After 45 days of hiking through the grass of Ethiopia and Kenya, our group had dwindled to a mere 100. Some had wandered off on their own, but most had succumbed to one of the ever-present dangers of our run: gunfire, thirst, or starvation. Somehow, my brother and I stayed together throughout this march, and remained healthy enough to reach a UN Refugee camp in Kenya.

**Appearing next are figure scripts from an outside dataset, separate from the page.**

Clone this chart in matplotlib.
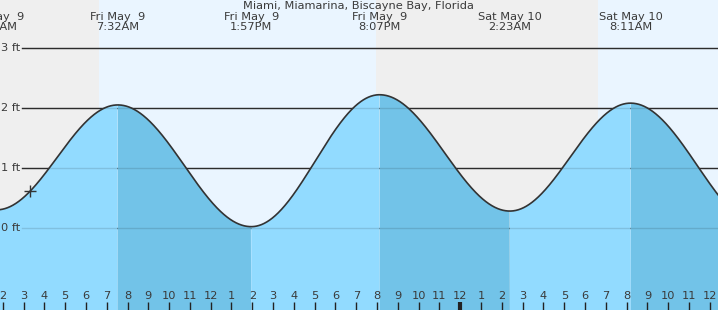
import numpy as np
import matplotlib
matplotlib.use("Agg")
import matplotlib.pyplot as plt
from matplotlib.transforms import blended_transform_factory

# ---- data (hours measured from Fri May 9, 00:00) ----
event_hours = [1.70, 7.533, 13.95, 20.117, 26.383, 32.183, 38.6]
event_heights = [0.30, 2.05, 0.02, 2.22, 0.28, 2.08, 0.00]
label_hours = [1.70, 7.533, 13.95, 20.117, 26.383, 32.183]
label_text = ["Fri May  9\n1:42AM", "Fri May  9\n7:32AM", "Fri May  9\n1:57PM",
              "Fri May  9\n8:07PM", "Sat May 10\n2:23AM", "Sat May 10\n8:11AM"]
night_spans = [(0.0, 6.63), (19.95, 30.62)]
day_spans = [(6.63, 19.95), (30.62, 40.0)]
hour_ticks = list(range(2, 37))
hour_labels = [str((h - 1) % 12 + 1) for h in hour_ticks]
ft_levels = [0, 1, 2, 3]
ft_labels = ["0 ft", "1 ft", "2 ft", "3 ft"]
now_hour = 3.31
title = "Miami, Miamarina, Biscayne Bay, Florida"
title_hour = 19.08

FS = 8.2
TXT = "#3a3a3a"

# ---- figure ----
fig = plt.figure(figsize=(7.18, 3.10), dpi=100)
ax = fig.add_axes([0, 0, 1, 1])
x0, x1 = 1.87, 36.39
ax.set_xlim(x0, x1)
ax.set_ylim(-1.37, 3.80)
ax.axis("off")

for a, b in night_spans:
    ax.axvspan(a, b, color="#efefef", zorder=0, lw=0)
for a, b in day_spans:
    ax.axvspan(a, b, color="#eaf5ff", zorder=0, lw=0)

# tide curve between extremes (cosine shape between successive events)
t = np.linspace(x0 - 0.5, x1 + 0.5, 2000)
h = np.zeros_like(t)
falling = np.zeros_like(t, dtype=bool)
for i in range(len(event_hours) - 1):
    ta, tb = event_hours[i], event_hours[i + 1]
    ha, hb = event_heights[i], event_heights[i + 1]
    m = (t >= ta) & (t <= tb)
    f = (t[m] - ta) / (tb - ta)
    h[m] = hb + (ha - hb) * (1 + np.cos(np.pi * f)) / 2
    falling[m] = ha > hb

# grid lines (dark, under water)
xfrac_start = 22 / 718
for lv, lb in zip(ft_levels, ft_labels):
    ax.axhline(lv, xmin=xfrac_start, xmax=1, color="#333333", lw=1.0, zorder=1)
    ax.text(x0 + 20.5 / 20.8, lv, lb, ha="right", va="center", fontsize=FS,
            color=TXT, zorder=5)

ax.fill_between(t, -2, h, where=~falling, color="#92dbff", lw=0, zorder=2, interpolate=True)
ax.fill_between(t, -2, h, where=falling, color="#72c3e8", lw=0, zorder=2, interpolate=True)
for lv in ft_levels:
    ax.axhline(lv, xmin=xfrac_start, xmax=1, color="#000000", alpha=0.12, lw=1.0, zorder=3)
ax.plot(t, h, color="#333333", lw=1.2, zorder=4)

# current time marker
now_h = np.interp(now_hour, t, h)
ax.plot([now_hour], [now_h], marker="+", color="#333333", ms=8, mew=1.0, zorder=6)

# header labels
tr = blended_transform_factory(ax.transData, ax.transAxes)
ax.text(title_hour, 1.0 - 1 / 310, title, transform=tr, ha="center", va="top",
        fontsize=FS, color=TXT, zorder=7)
for hx, lt in zip(label_hours, label_text):
    ax.text(hx, 1.0 - 12 / 310, lt, transform=tr, ha="center", va="top",
            fontsize=FS, color=TXT, linespacing=0.95, zorder=7)

# bottom hour ticks
for hx, lb in zip(hour_ticks, hour_labels):
    lw = 3 if hx == 24 else 1
    ax.plot([hx, hx], [0, 8 / 310], transform=tr, color="#222222", lw=lw, zorder=7,
            solid_capstyle="butt")
    ax.text(hx, 14 / 310, lb, transform=tr, ha="center", va="center", fontsize=FS,
            color=TXT, zorder=7)

fig.savefig("out.png", dpi=100)
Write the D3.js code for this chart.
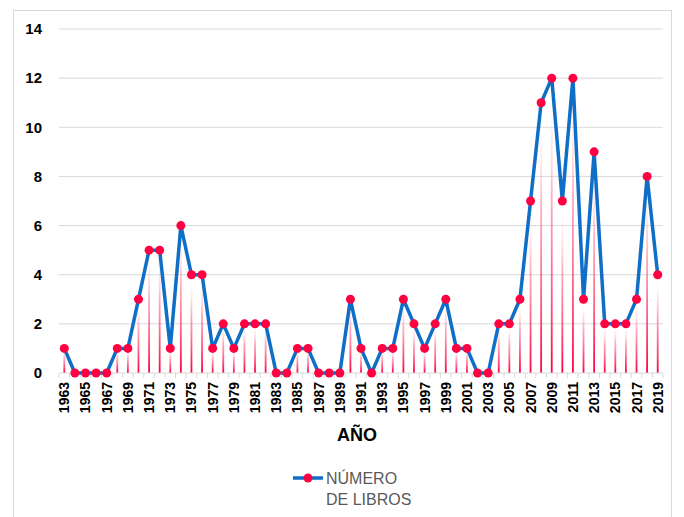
<!DOCTYPE html>
<html>
<head>
<meta charset="utf-8">
<script src="https://cdn.jsdelivr.net/npm/d3@7"></script>
<style>
  body { margin: 0; background: #fff; }
  svg { display: block; font-family: "Liberation Sans", Arial, sans-serif; }
</style>
</head>
<body>
<div id="chart"></div>
<script>
// Libros publicados por año
const years = d3.range(1963, 2020);
const libros = [
  1, 0, 0, 0, 0, 1, 1, 3, 5, 5,   // 1963-1972
  1, 6, 4, 4, 1, 2, 1, 2, 2, 2,   // 1973-1982
  0, 0, 1, 1, 0, 0, 0, 3, 1, 0,   // 1983-1992
  1, 1, 3, 2, 1, 2, 3, 1, 1, 0,   // 1993-2002
  0, 2, 2, 3, 7, 11, 12, 7, 12, 3, // 2003-2012
  9, 2, 2, 2, 3, 8, 4             // 2013-2019
];
const yTicks = [0, 2, 4, 6, 8, 10, 12, 14];
const seriesName = ['NÚMERO', 'DE LIBROS'];

const data = years.map((y, i) => ({ year: y, value: libros[i] }));

const W = 684, H = 517;
const margin = { left: 59, right: 21, top: 29, bottom: 144 };

const svg = d3.select('#chart').append('svg')
  .attr('width', W)
  .attr('height', H);

// chart frame
svg.append('rect')
  .attr('x', 13.5).attr('y', 10.5)
  .attr('width', 658).attr('height', 520)
  .attr('fill', 'none')
  .attr('stroke', '#d9d9d9');

const x = d3.scaleBand()
  .domain(years)
  .range([margin.left, W - margin.right]);

const y = d3.scaleLinear()
  .domain([0, 14])
  .range([H - margin.bottom, margin.top]);

const cx = d => x(d.year) + x.bandwidth() / 2;

// gridlines
svg.append('g')
  .selectAll('line')
  .data(yTicks.filter(t => t > 0))
  .join('line')
  .attr('x1', margin.left).attr('x2', W - margin.right)
  .attr('y1', d => y(d)).attr('y2', d => y(d))
  .attr('stroke', '#d9d9d9')
  .attr('stroke-width', 1);

// y axis labels
const yAxis = svg.append('g')
  .attr('transform', `translate(${margin.left - 17},0)`)
  .call(d3.axisLeft(y).tickValues(yTicks).tickSize(0).tickPadding(0));
yAxis.select('.domain').remove();
yAxis.selectAll('text')
  .attr('font-family', '"Liberation Sans", Arial, sans-serif')
  .attr('font-size', 15)
  .attr('font-weight', 700)
  .attr('fill', '#000');

// drop-line gradient
const defs = svg.append('defs');
const grad = defs.append('linearGradient')
  .attr('id', 'dropGrad')
  .attr('x1', 0).attr('y1', 1).attr('x2', 0).attr('y2', 0);
grad.append('stop').attr('offset', '0%').attr('stop-color', '#ff0040').attr('stop-opacity', 1);
grad.append('stop').attr('offset', '60%').attr('stop-color', '#ff5a80').attr('stop-opacity', 0.5);
grad.append('stop').attr('offset', '100%').attr('stop-color', '#ffffff').attr('stop-opacity', 0);

svg.append('g')
  .selectAll('rect')
  .data(data.filter(d => d.value > 0))
  .join('rect')
  .attr('x', d => cx(d) - 0.9)
  .attr('width', 1.8)
  .attr('y', d => y(d.value))
  .attr('height', d => y(0) - y(d.value))
  .attr('fill', 'url(#dropGrad)');

// x axis baseline + category ticks
svg.append('line')
  .attr('x1', margin.left).attr('x2', W - margin.right)
  .attr('y1', y(0)).attr('y2', y(0))
  .attr('stroke', '#d9d9d9');

svg.append('g')
  .selectAll('line')
  .data(years.concat([2020]))
  .join('line')
  .attr('x1', d => d === 2020 ? W - margin.right : x(d))
  .attr('x2', d => d === 2020 ? W - margin.right : x(d))
  .attr('y1', y(0)).attr('y2', y(0) + 5)
  .attr('stroke', '#d9d9d9');

// x tick labels (odd years)
svg.append('g')
  .selectAll('text')
  .data(years.filter(v => v % 2 === 1))
  .join('text')
  .attr('transform', d => `translate(${x(d) + x.bandwidth() / 2 + 5},${y(0) + 9}) rotate(-90)`)
  .attr('text-anchor', 'end')
  .attr('font-size', 14)
  .attr('font-weight', 700)
  .attr('fill', '#000')
  .text(d => d);

// series line
const line = d3.line()
  .x(cx)
  .y(d => y(d.value));

svg.append('path')
  .datum(data)
  .attr('d', line)
  .attr('fill', 'none')
  .attr('stroke', '#0f6fc6')
  .attr('stroke-width', 3.5)
  .attr('stroke-linejoin', 'round');

svg.append('g')
  .selectAll('circle')
  .data(data)
  .join('circle')
  .attr('cx', cx)
  .attr('cy', d => y(d.value))
  .attr('r', 4.5)
  .attr('fill', '#ff0040');

// axis title
svg.append('text')
  .attr('x', 357).attr('y', 441)
  .attr('text-anchor', 'middle')
  .attr('font-size', 18)
  .attr('font-weight', 700)
  .attr('fill', '#000')
  .text('AÑO');

// legend
const lg = svg.append('g').attr('transform', 'translate(293,478)');
lg.append('line')
  .attr('x1', 0).attr('x2', 30)
  .attr('stroke', '#0f6fc6').attr('stroke-width', 3.5);
lg.append('circle')
  .attr('cx', 15).attr('r', 4.5).attr('fill', '#ff0040');
lg.selectAll('text.lab')
  .data(seriesName)
  .join('text')
  .attr('class', 'lab')
  .attr('x', 33)
  .attr('y', (d, i) => 6 + i * 21)
  .attr('font-size', 16)
  .attr('fill', '#595959')
  .text(d => d);
</script>
</body>
</html>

In 1995, as part of the Clinton Administration’s effort to increase aid to African refugees, the Lutheran Social Services Church offered to host my brother and me in the United States. After four long, hopeless years in the refugee camp, the offer to move to the United States was tempting. But, at the same time, leaving the camp also meant leaving behind my mother and two other siblings, whom we still had not located. Three years earlier, we had learned that our father had died in the war. And while we continued to grieve his death, we still held out hope of one day finding our family. Ter, however, realized that this would likely be our only opportunity to make our lives better and insisted we take it. So, one day in 1995, we loaded into a UN van with three other children and boarded the airplane that would take us out of our long, violent nightmare.

I had never been on an airplane before. Needless to say, as the plane shook down the runway, I gripped the armrest. I finally took a deep breath as the plane reached the clouds. I crouched over my little oval window and looked out: below me, I saw Kenya, my childhood, and the hope of being reunited with my mother get smaller and smaller until, finally, they all disappeared beneath a sheet of brilliant, white clouds.